3. As with an externally-facing website, broken links and obsolete pages are indicators of a poorly maintained intranet site.

4. Intranets with a mix of different typologies, templates, and branding designs look terrible and completely unprofessional. Such occurrences happen all too frequently during company rebrands.

5. Most badly run intranets have security issues making it very easy for prying eyes to access confidential information. This is often attributable to either scant attention in creating a robust security model or simply that those building the intranet do not possess the sufficient know-how.

Conclusion

Websites and intranets represent the face of the business. Humans are generally fickle beings and are notorious in making judgements on how good a company just by looking at its website. Like most things in life, I guess.

Imagine looking for a building architect company and you stumble upon its website and it looks like it was built during the early 90s by total amateurs. It doesn’t matter how good the quality of its services, for most newcomers not familiar with the company will immediately judge a book by its cover and move elsewhere.

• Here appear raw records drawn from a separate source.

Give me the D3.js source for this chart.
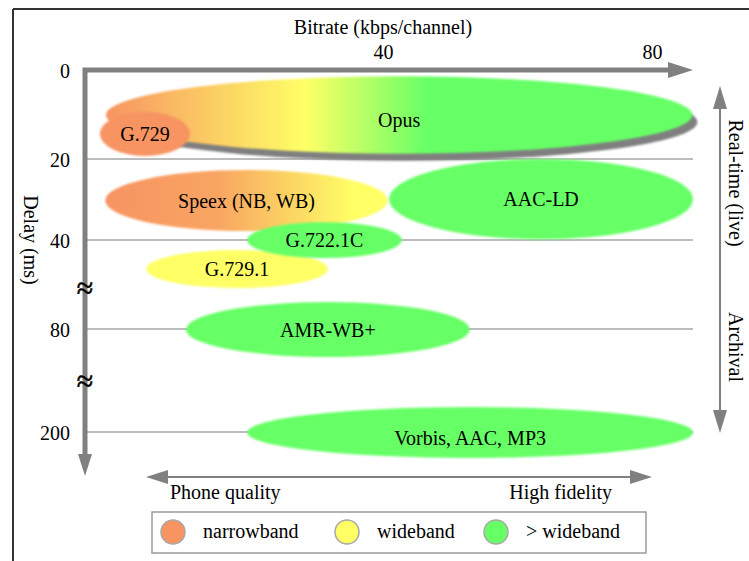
<!DOCTYPE html>
<html><head><meta charset="utf-8">
<script src="https://cdn.jsdelivr.net/npm/d3@7"></script>
<style>
html,body{margin:0;padding:0;background:#fff;}
svg{display:block;}
text{font-family:"Liberation Serif","Times New Roman",serif;fill:#000;}
</style></head>
<body><svg id="chart" width="749" height="561"></svg>
<script>
// ---- data ----
const codecs      = ["Opus", "G.729", "Speex (NB, WB)", "G.729.1", "G.722.1C", "AAC-LD", "AMR-WB+", "Vorbis, AAC, MP3"];
const bitrateLow  = [-1.2, -2.1, -1.3,  4.8, 19.8, 40.9, 10.7, 19.8];
const bitrateHigh = [86.0, 11.3, 40.7, 31.8, 42.8, 86.1, 52.9, 86.1];
const delayLow    = [1.4,   9.4, 22.7, 44.5, 35.6, 20.0, 67.9, 170.9];
const delayHigh   = [18.8, 19.3, 37.8, 61.6, 48.1, 39.8, 112.6, 230.3];
const bandType    = ["nb-fb", "nb", "nb-wb", "wb", "fb", "fb", "fb", "fb"];
const xTickValues = [40, 80];
const yTickValues = [0, 20, 40, 80, 200];
const legendLabels = ["narrowband", "wideband", "> wideband"];
const legendBands  = ["nb", "wb", "fb"];

const ORANGE = "#f79462", YELLOW = "#ffff66", GREEN = "#66ff66", AXIS = "#808080";
const FONT = '"Liberation Serif","Times New Roman",serif';

const svg = d3.select("#chart");

// frame
svg.append("line").attr("x1", 13).attr("x2", 749).attr("y1", 9).attr("y2", 9).attr("stroke", "#333").attr("stroke-width", 2);
svg.append("line").attr("x1", 13).attr("x2", 13).attr("y1", 9).attr("y2", 561).attr("stroke", "#333").attr("stroke-width", 2);

// scales
const x = d3.scaleLinear().domain([40, 80]).range([383, 652]);
const y = d3.scaleLinear().domain(yTickValues).range([70, 159, 240, 329, 432]);
const x0px = 85, xEnd = 693;

const defs = svg.append("defs");
const blur = defs.append("filter").attr("id", "soft").attr("x", "-5%").attr("y", "-10%").attr("width", "110%").attr("height", "120%");
blur.append("feGaussianBlur").attr("stdDeviation", 0.9);
function grad(id, stops) {
  const g = defs.append("linearGradient").attr("id", id).attr("x1", "0").attr("x2", "1").attr("y1", "0").attr("y2", "0");
  stops.forEach(s => g.append("stop").attr("offset", s[0]).attr("stop-color", s[1]));
}
grad("g-nbfb", [[0, ORANGE], [0.34, YELLOW], [0.55, GREEN], [1, GREEN]]);
grad("g-nbwb", [[0, ORANGE], [0.4, "#f9a562"], [0.88, YELLOW], [1, YELLOW]]);
const fillFor = {"nb-fb": "url(#g-nbfb)", "nb-wb": "url(#g-nbwb)", "nb": ORANGE, "wb": YELLOW, "fb": GREEN};

// gridlines
svg.append("g").selectAll("line").data(yTickValues.slice(1)).join("line")
  .attr("x1", x0px).attr("x2", xEnd).attr("y1", d => y(d)).attr("y2", d => y(d))
  .attr("stroke", "#a6a6a6").attr("stroke-width", 1.5);

// top axis (bitrate)
const xAxis = svg.append("g").attr("transform", `translate(0,${y(0)})`)
  .call(d3.axisTop(x).tickValues(xTickValues).tickSize(0).tickPadding(11));
xAxis.select(".domain").remove();
xAxis.selectAll("text").attr("font-size", 20).attr("font-family", FONT).attr("fill", "#000");

// left axis (delay)
const yAxis = svg.append("g").attr("transform", `translate(${x0px},0)`)
  .call(d3.axisLeft(y).tickValues(yTickValues).tickFormat(d3.format("d")).tickSize(0).tickPadding(15));
yAxis.select(".domain").remove();
yAxis.selectAll("text").attr("font-size", 20).attr("font-family", FONT).attr("fill", "#000").attr("dy", "0.36em");

// thick axis lines with arrows
svg.append("path").attr("d", `M${xEnd - 22},${y(0)} H${x0px} V455`)
  .attr("fill", "none").attr("stroke", AXIS).attr("stroke-width", 5);
svg.append("path").attr("d", `M${xEnd},${y(0)} L${xEnd - 25},${y(0) - 8} L${xEnd - 25},${y(0) + 8} Z`).attr("fill", AXIS);
svg.append("path").attr("d", `M${x0px},476 L${x0px - 7},454 L${x0px + 7},454 Z`).attr("fill", AXIS);

// axis titles
svg.append("text").attr("x", 383).attr("y", 34).attr("text-anchor", "middle").attr("font-size", 20).attr("font-family", FONT).text("Bitrate (kbps/channel)");
svg.append("text").attr("transform", "translate(24,240) rotate(90)").attr("text-anchor", "middle").attr("font-size", 20).attr("font-family", FONT).text("Delay (ms)");

// axis break marks
[287, 380].forEach(py => {
  svg.append("text").attr("x", x0px).attr("y", py).attr("dy", "0.35em").attr("text-anchor", "middle")
    .attr("font-size", 30).attr("font-family", FONT).attr("stroke", "#000").attr("stroke-width", 0.6).text("\u2248");
});

// ellipses
const rows = codecs.map((c, i) => ({
  name: c, band: bandType[i],
  cx: (x(bitrateLow[i]) + x(bitrateHigh[i])) / 2,
  rx: (x(bitrateHigh[i]) - x(bitrateLow[i])) / 2,
  cy: (y(delayLow[i]) + y(delayHigh[i])) / 2,
  ry: (y(delayHigh[i]) - y(delayLow[i])) / 2
}));
const eg = svg.append("g");
// Opus shadow
const opus = rows[0];
eg.append("ellipse").attr("cx", opus.cx + 5).attr("cy", opus.cy + 7).attr("rx", opus.rx).attr("ry", opus.ry)
  .attr("fill", "#7f7f7f").attr("filter", "url(#soft)");
eg.selectAll("ellipse.codec").data(rows).join("ellipse").attr("class", "codec")
  .attr("cx", d => d.cx).attr("cy", d => d.cy).attr("rx", d => d.rx).attr("ry", d => d.ry)
  .attr("fill", d => fillFor[d.band]).attr("filter", "url(#soft)");
svg.append("g").selectAll("text").data(rows).join("text")
  .attr("x", d => d.cx).attr("y", d => d.cy + (d.name === "Opus" || d.name.startsWith("Vorbis") ? 5 : 0))
  .attr("dy", "0.35em").attr("text-anchor", "middle").attr("font-size", 20).attr("font-family", FONT).text(d => d.name);

// right double arrow
const rx0 = 720;
svg.append("line").attr("x1", rx0).attr("x2", rx0).attr("y1", 100).attr("y2", 420).attr("stroke", AXIS).attr("stroke-width", 2);
svg.append("path").attr("d", `M${rx0},86 L${rx0 - 7},109 L${rx0 + 7},109 Z`).attr("fill", AXIS);
svg.append("path").attr("d", `M${rx0},433 L${rx0 - 7},410 L${rx0 + 7},410 Z`).attr("fill", AXIS);
svg.append("text").attr("transform", "translate(729,183) rotate(90)").attr("text-anchor", "middle").attr("font-size", 20).attr("font-family", FONT).text("Real-time (live)");
svg.append("text").attr("transform", "translate(729,347) rotate(90)").attr("text-anchor", "middle").attr("font-size", 20).attr("font-family", FONT).text("Archival");

// bottom double arrow
const by = 477;
svg.append("line").attr("x1", 160).attr("x2", 640).attr("y1", by).attr("y2", by).attr("stroke", AXIS).attr("stroke-width", 2);
svg.append("path").attr("d", `M146,${by} L168,${by - 7} L168,${by + 7} Z`).attr("fill", AXIS);
svg.append("path").attr("d", `M652,${by} L630,${by - 7} L630,${by + 7} Z`).attr("fill", AXIS);
svg.append("text").attr("x", 170).attr("y", 499).attr("font-size", 20).attr("font-family", FONT).text("Phone quality");
svg.append("text").attr("x", 612).attr("y", 499).attr("text-anchor", "end").attr("font-size", 20).attr("font-family", FONT).text("High fidelity");

// legend
svg.append("rect").attr("x", 152).attr("y", 512).attr("width", 494).attr("height", 41).attr("fill", "#fff").attr("stroke", "#9a9a9a").attr("stroke-width", 1.5);
const lgX = [173, 347, 496];
const lg = svg.append("g").selectAll("g").data(legendLabels).join("g").attr("transform", (d, i) => `translate(${lgX[i]},532)`);
lg.append("circle").attr("r", 12).attr("fill", (d, i) => fillFor[legendBands[i]]).attr("stroke", "#a8a8a8").attr("stroke-width", 1.5);
lg.append("text").attr("x", 30).attr("dy", "0.32em").attr("font-size", 20).attr("font-family", FONT).text(d => d);
</script></body></html>
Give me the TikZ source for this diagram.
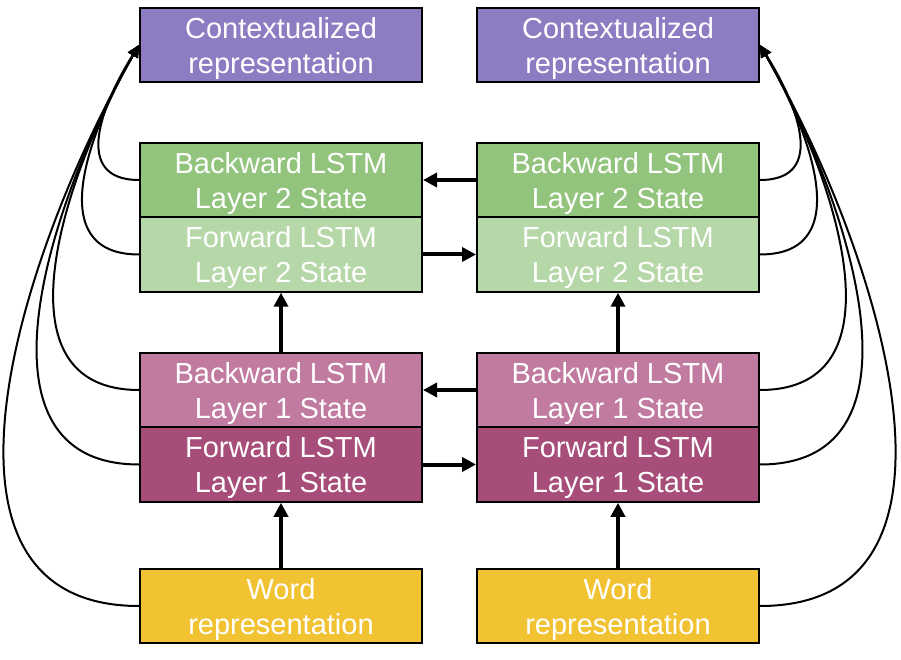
\documentclass[tikz,border=0pt]{standalone}
\usepackage{fontspec}
\setmainfont{Liberation Sans}
\usepackage{tikz}
\usetikzlibrary{arrows.meta}
\newcommand\C{337}
\newcommand\twolines[2]{\begin{tabular}{@{}c@{}}#1\\#2\end{tabular}}

\definecolor{ctx}{HTML}{8E7CC3}
\definecolor{bwdtwo}{HTML}{93C47D}
\definecolor{fwdtwo}{HTML}{B6D7A8}
\definecolor{bwdone}{HTML}{C27BA0}
\definecolor{fwdone}{HTML}{A64D79}
\definecolor{word}{HTML}{F1C232}

\begin{document}
\begin{tikzpicture}[x=1pt,y=1pt,->,>={Triangle[length=12pt,width=11pt]},
                    line width=2pt]

  % text pushed a little below the middle of each box
  \tikzstyle{box}=[rectangle,draw,line width=2pt,text=white,
                   minimum width=282pt,minimum height=74.5pt,inner sep=0pt,
                   text height=45pt,text depth=25pt,
                   font=\fontsize{29}{35}\selectfont]
  \tikzstyle{flow}=[line width=4pt,-{Triangle[length=14pt,width=14pt]}]

  \useasboundingbox (0,0) rectangle (901,659);

  \node[box,fill=ctx]    (CXL) at (281,614)      {\twolines{Contextualized}{representation}};
  \node[box,fill=ctx]    (CXR) at (281+\C,614)   {\twolines{Contextualized}{representation}};
  \node[box,fill=bwdtwo] (B2L) at (281,479)      {\twolines{Backward LSTM}{Layer 2 State}};
  \node[box,fill=bwdtwo] (B2R) at (281+\C,479)   {\twolines{Backward LSTM}{Layer 2 State}};
  \node[box,fill=fwdtwo] (F2L) at (281,404.5)    {\twolines{Forward LSTM}{Layer 2 State}};
  \node[box,fill=fwdtwo] (F2R) at (281+\C,404.5) {\twolines{Forward LSTM}{Layer 2 State}};
  \node[box,fill=bwdone] (B1L) at (281,269)      {\twolines{Backward LSTM}{Layer 1 State}};
  \node[box,fill=bwdone] (B1R) at (281+\C,269)   {\twolines{Backward LSTM}{Layer 1 State}};
  \node[box,fill=fwdone] (F1L) at (281,194.5)    {\twolines{Forward LSTM}{Layer 1 State}};
  \node[box,fill=fwdone] (F1R) at (281+\C,194.5) {\twolines{Forward LSTM}{Layer 1 State}};
  \node[box,fill=word]   (WDL) at (281,53)       {\twolines{Word}{representation}};
  \node[box,fill=word]   (WDR) at (281+\C,53)    {\twolines{Word}{representation}};

  \path[flow]
  (B2R) edge (B2L)
  (F2L) edge (F2R)
  (B1R) edge (B1L)
  (F1L) edge (F1R)
  (B1L) edge (F2L)
  (B1R) edge (F2R)
  (WDL) edge (F1L)
  (WDR) edge (F1R)
  ;

  \path
  (B2L.west) edge [out=180,in=238,looseness=1.3]  (CXL.west)
  (F2L.west) edge [out=180,in=240,looseness=1.2]  (CXL.west)
  (B1L.west) edge [out=180,in=240,looseness=1.1]  (CXL.west)
  (F1L.west) edge [out=180,in=240,looseness=1.08] (CXL.west)
  (WDL.west) edge [out=180,in=240,looseness=1.07] (CXL.west)

  (B2R.east) edge [out=0,in=-58,looseness=1.3]    (CXR.east)
  (F2R.east) edge [out=0,in=-60,looseness=1.2]    (CXR.east)
  (B1R.east) edge [out=0,in=-60,looseness=1.1]    (CXR.east)
  (F1R.east) edge [out=0,in=-60,looseness=1.08]   (CXR.east)
  (WDR.east) edge [out=0,in=-60,looseness=1.07]   (CXR.east)
  ;
\end{tikzpicture}
\end{document}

As first impressions count, pay the money and get a well-built professional-looking and high-performing website.

And remember. The website doesn’t have to be overly comprehensive and complex flowing to the rim with oodles of material. A good simple website that works really well is all that’s often needed.

And one last very important thing.

Get the website reviewed thoroughly checking spelling, grammar, mobile numbers, people’s names and addresses. Embarrassingly, I made a bad mistake by getting two numbers back to front on the contact mobile number.

It was wrong for nearly two years until a customer pointed it out to me!